Вспоминаю, как он сидел тогда на террасе кафе, закинув ногу на пустой стул. В тот день, когда мы забрали из консульства паспорта. Шлуинский всегда старался задирать ноги повыше, при каждом удобном случае, у него просто рефлекс: логотип Сити располагается на подошвах. Там, где обувь нужно снимать – например, у нас дома, – он небрежно скидывал кеды с ног в коридоре. Так небрежно, что они переворачивались подошвами вверх… Ярко-зеленые, цвета незрелого помидора, синтетические такие. Здесь похожие, в принципе, есть – но они считаются дурным тоном… Он сидел, закинув ногу на пустой стул, и носок ее мелко подергивался. Он сказал:

– Ты ведь знаешь, там обязательно будет Проверка.

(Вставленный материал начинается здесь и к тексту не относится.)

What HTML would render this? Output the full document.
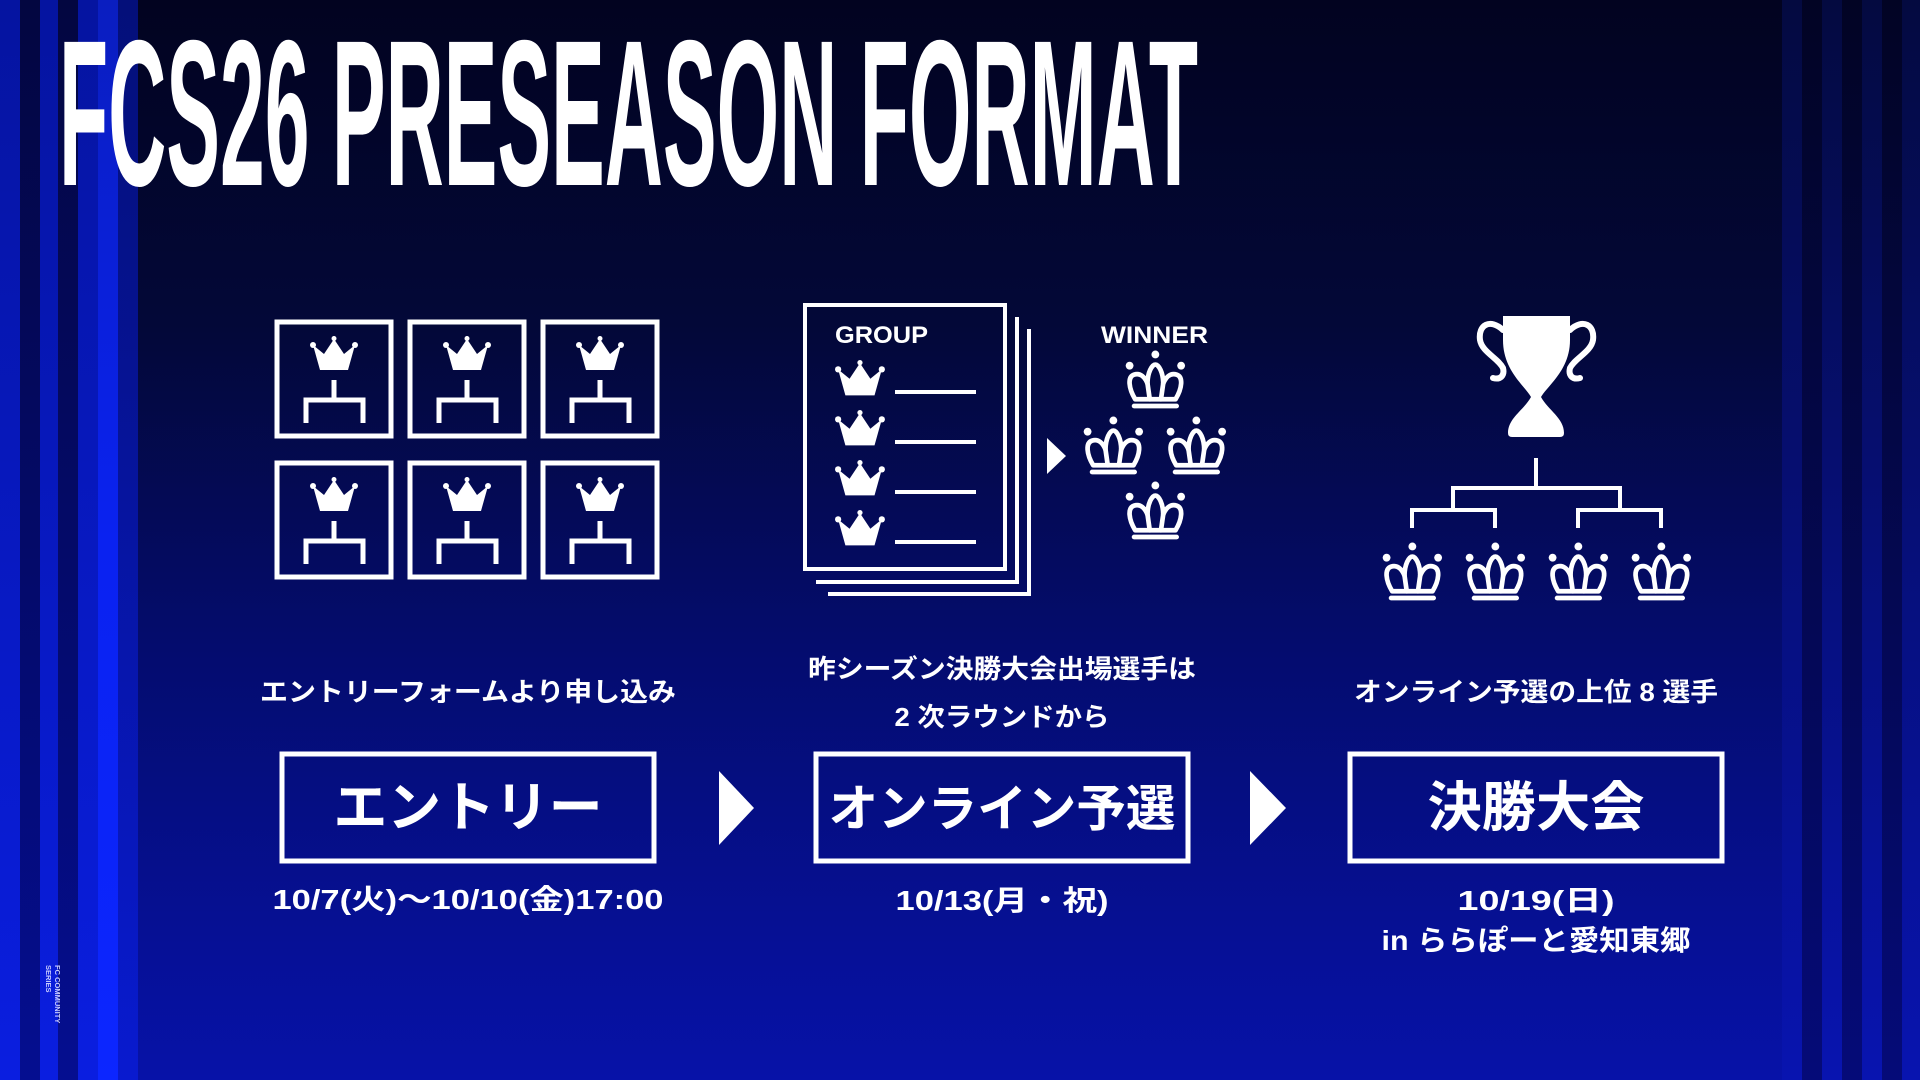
<!DOCTYPE html>
<html><head><meta charset="utf-8"><style>
html,body{margin:0;padding:0;width:1920px;height:1080px;overflow:hidden;background:#030733}
svg{display:block}
text{font-family:"Liberation Sans","Noto Sans CJK JP",sans-serif;fill:#fff;font-weight:bold}
</style></head><body>
<svg width="1920" height="1080" viewBox="0 0 1920 1080" xmlns="http://www.w3.org/2000/svg">
<defs>
<linearGradient id="bg" x1="0" y1="0" x2="0" y2="1">
<stop offset="0" stop-color="#020320"/>
<stop offset="0.3" stop-color="#030838"/>
<stop offset="0.6" stop-color="#040c6e"/>
<stop offset="1" stop-color="#0712a8"/>
</linearGradient>
<linearGradient id="ls" x1="0" y1="0" x2="0" y2="1">
<stop offset="0" stop-color="#0514a0"/>
<stop offset="1" stop-color="#0a1ee0"/>
</linearGradient>
<linearGradient id="lsb" x1="0" y1="0" x2="0" y2="1">
<stop offset="0" stop-color="#0a1ec0"/>
<stop offset="0.5" stop-color="#0a22f0"/>
<stop offset="1" stop-color="#0c26ff"/>
</linearGradient>
<linearGradient id="ld" x1="0" y1="0" x2="0" y2="1">
<stop offset="0" stop-color="#030640"/>
<stop offset="1" stop-color="#050e90"/>
</linearGradient>
<linearGradient id="rs" x1="0" y1="0" x2="0" y2="1">
<stop offset="0" stop-color="#040a40"/>
<stop offset="1" stop-color="#0814b0"/>
</linearGradient>
<linearGradient id="rd" x1="0" y1="0" x2="0" y2="1">
<stop offset="0" stop-color="#020424"/>
<stop offset="1" stop-color="#050b78"/>
</linearGradient>
<g id="sc">
<circle cx="3" cy="9" r="3"/><circle cx="24" cy="2.5" r="2.5"/><circle cx="45" cy="9" r="3"/>
<polygon points="3,9 14,18 24,3 34,18 45,9 38,34 10,34"/>
</g>
<g id="oc0" fill="none" stroke="#fff" stroke-width="4.2" stroke-linecap="round" stroke-linejoin="round">
<path d="M10 44 C4 34 3 24 9 22 C15 20 19 25 21 30 C21 20 25 13 28 13 C31 13 35 20 35 30 C37 25 41 20 47 22 C53 24 52 34 46 44 Z"/>
<path d="M21 30 L23 44 M35 30 L33 44"/>
<path d="M9 50 H47"/>
<circle cx="28" cy="4" r="3.5" fill="#fff" stroke="none"/>
<circle cx="5" cy="14" r="3.5" fill="#fff" stroke="none"/>
<circle cx="51" cy="14" r="3.5" fill="#fff" stroke="none"/>
</g>
<g id="oc"><use href="#oc0" transform="translate(-3 -2) scale(1.12)"/></g>
<g id="tb">
<rect x="0" y="0" width="114" height="114" fill="none" stroke="#fff" stroke-width="5"/>
<use href="#sc" x="33" y="14" fill="#fff"/>
<path d="M57 58 V78 M29 101 V78 H86 V101" fill="none" stroke="#fff" stroke-width="5"/>
</g>
</defs>
<rect width="1920" height="1080" fill="url(#bg)"/>
<rect x="0" y="0" width="20" height="1080" fill="url(#ls)"/>
<rect x="20" y="0" width="20" height="1080" fill="url(#ld)"/>
<rect x="40" y="0" width="18" height="1080" fill="url(#ls)"/>
<rect x="58" y="0" width="20" height="1080" fill="url(#ld)"/>
<rect x="78" y="0" width="20" height="1080" fill="url(#ls)"/>
<rect x="98" y="0" width="20" height="1080" fill="url(#lsb)"/>
<rect x="118" y="0" width="20" height="1080" fill="url(#ls)" opacity="0.7"/>
<rect x="1782" y="0" width="20" height="1080" fill="url(#rs)"/>
<rect x="1802" y="0" width="20" height="1080" fill="url(#rd)"/>
<rect x="1822" y="0" width="20" height="1080" fill="url(#rs)"/>
<rect x="1842" y="0" width="20" height="1080" fill="url(#rd)"/>
<rect x="1862" y="0" width="20" height="1080" fill="url(#rs)"/>
<rect x="1882" y="0" width="20" height="1080" fill="url(#rd)"/>
<rect x="1902" y="0" width="18" height="1080" fill="url(#rs)"/>

<text x="59" y="185" font-size="208" textLength="1139" lengthAdjust="spacingAndGlyphs">FCS26 PRESEASON FORMAT</text>

<use href="#tb" x="277" y="322"/><use href="#tb" x="410" y="322"/><use href="#tb" x="543" y="322"/>
<use href="#tb" x="277" y="463"/><use href="#tb" x="410" y="463"/><use href="#tb" x="543" y="463"/>

<g fill="none" stroke="#fff" stroke-width="4">
<rect x="805" y="305" width="200" height="264"/>
<path d="M1017 317 V582 H816"/>
<path d="M1029 329 V594 H828"/>
<path d="M895 392 H976 M895 442 H976 M895 492 H976 M895 542 H976"/>
</g>
<text x="835" y="343" font-size="24" textLength="93" lengthAdjust="spacingAndGlyphs">GROUP</text>
<g fill="#fff">
<use href="#sc" x="835" y="360" transform="translate(835 360) scale(1.04) translate(-835 -360)"/>
<use href="#sc" x="835" y="410" transform="translate(835 410) scale(1.04) translate(-835 -410)"/>
<use href="#sc" x="835" y="460" transform="translate(835 460) scale(1.04) translate(-835 -460)"/>
<use href="#sc" x="835" y="510" transform="translate(835 510) scale(1.04) translate(-835 -510)"/>
</g>
<polygon points="1047,438 1066,456 1047,474" fill="#fff"/>
<text x="1101" y="343" font-size="24" textLength="107" lengthAdjust="spacingAndGlyphs">WINNER</text>
<use href="#oc" x="1127" y="352"/>
<use href="#oc" x="1085" y="418"/>
<use href="#oc" x="1168" y="418"/>
<use href="#oc" x="1127" y="483"/>

<g fill="#fff">
<path d="M1503 316 H1570 V340 C1570 370 1548 385 1541 397 C1548 410 1564 418 1564 433 Q1564 437 1560 437 H1512 Q1508 437 1508 433 C1508 418 1524 410 1531 397 C1524 385 1503 370 1503 340 Z"/>
</g>
<g fill="none" stroke="#fff" stroke-width="6" stroke-linecap="round">
<path d="M1503 330 C1490 318 1478 325 1480 340 C1482 352 1498 358 1503 368 C1505 376 1500 380 1493 378"/>
<path d="M1570 330 C1583 318 1595 325 1593 340 C1591 352 1575 358 1570 368 C1568 376 1573 380 1580 378"/>
</g>
<g fill="none" stroke="#fff" stroke-width="4">
<path d="M1536 458 V488 M1453 510 V488 H1620 V510"/>
<path d="M1412 528 V510 H1495 V528 M1578 528 V510 H1661 V528"/>
</g>
<use href="#oc" x="1384" y="544"/>
<use href="#oc" x="1467" y="544"/>
<use href="#oc" x="1550" y="544"/>
<use href="#oc" x="1633" y="544"/>

<text x="468" y="701" font-size="26" text-anchor="middle" textLength="416" lengthAdjust="spacingAndGlyphs">エントリーフォームより申し込み</text>
<text x="1002" y="678" font-size="26" text-anchor="middle" textLength="388" lengthAdjust="spacingAndGlyphs">昨シーズン決勝大会出場選手は</text>
<text x="1002" y="726" font-size="26" text-anchor="middle" textLength="215" lengthAdjust="spacingAndGlyphs">2 次ラウンドから</text>
<text x="1536" y="701" font-size="26" text-anchor="middle" textLength="364" lengthAdjust="spacingAndGlyphs">オンライン予選の上位 8 選手</text>

<g fill="none" stroke="#fff" stroke-width="5">
<rect x="282" y="754" width="372" height="107"/>
<rect x="816" y="754" width="372" height="107"/>
<rect x="1350" y="754" width="372" height="107"/>
</g>
<polygon points="719,771 754,808 719,845" fill="#fff"/>
<polygon points="1250,771 1286,808 1250,845" fill="#fff"/>
<text x="468" y="826" font-size="54" text-anchor="middle" textLength="269" lengthAdjust="spacingAndGlyphs">エントリー</text>
<text x="1002" y="826" font-size="50" text-anchor="middle" textLength="347" lengthAdjust="spacingAndGlyphs">オンライン予選</text>
<text x="1536" y="826" font-size="54" text-anchor="middle" textLength="217" lengthAdjust="spacingAndGlyphs">決勝大会</text>

<text x="468" y="909" font-size="28" text-anchor="middle" textLength="391" lengthAdjust="spacingAndGlyphs">10/7(火)～10/10(金)17:00</text>
<text x="1002" y="910" font-size="28" text-anchor="middle" textLength="213" lengthAdjust="spacingAndGlyphs">10/13(月・祝)</text>
<text x="1536" y="910" font-size="28" text-anchor="middle" textLength="157" lengthAdjust="spacingAndGlyphs">10/19(日)</text>
<text x="1536" y="950" font-size="28" text-anchor="middle" textLength="309" lengthAdjust="spacingAndGlyphs">in ららぽーと愛知東郷</text>

<g transform="translate(55 965) rotate(90)">
<text x="0" y="0" font-size="7.5" style="fill:#c8ccff">FC COMMUNITY</text>
<text x="0" y="9" font-size="7.5" style="fill:#c8ccff">SERIES</text>
</g>
</svg>
</body></html>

Неприятно сказал, недобро, незаконченно как-то. Словно в последний момент проглотил конец фразы: «…и ты облажаешься».

Он завидовал. Считал, что на моем месте должен быть он. Год за годом мы заполняли анкеты на визы, и стояли в километровых змеящихся очередях у посольства, отвечали на унизительные вопросы («Вы планируете заниматься проституцией в Сити? Вы планируете просить подаяние в Сити?»), и надеялись выиграть Сити-купон, и пытались придумать Проект, получить Сити-грант, поучаствовать в какой-нибудь культурной программе. Год за годом мы заказывали столик заранее, в дорогущем кафе напротив посольства, чтобы напиться после очередного провала. Очередного отказа.

И вот мне дали визу, да еще с пометочкой «плюс один», а ему нет. Я пил умеренно и без того себя чувствовал пьяным. Я не хотел, чтобы избыточный алкоголь разрушил мою гармонию – всю эту химию, эндорфины, летучие вещества, сложившуюся внутри меня формулу счастья. Он нажирался тяжело и остервенело и не смотрел мне в лицо.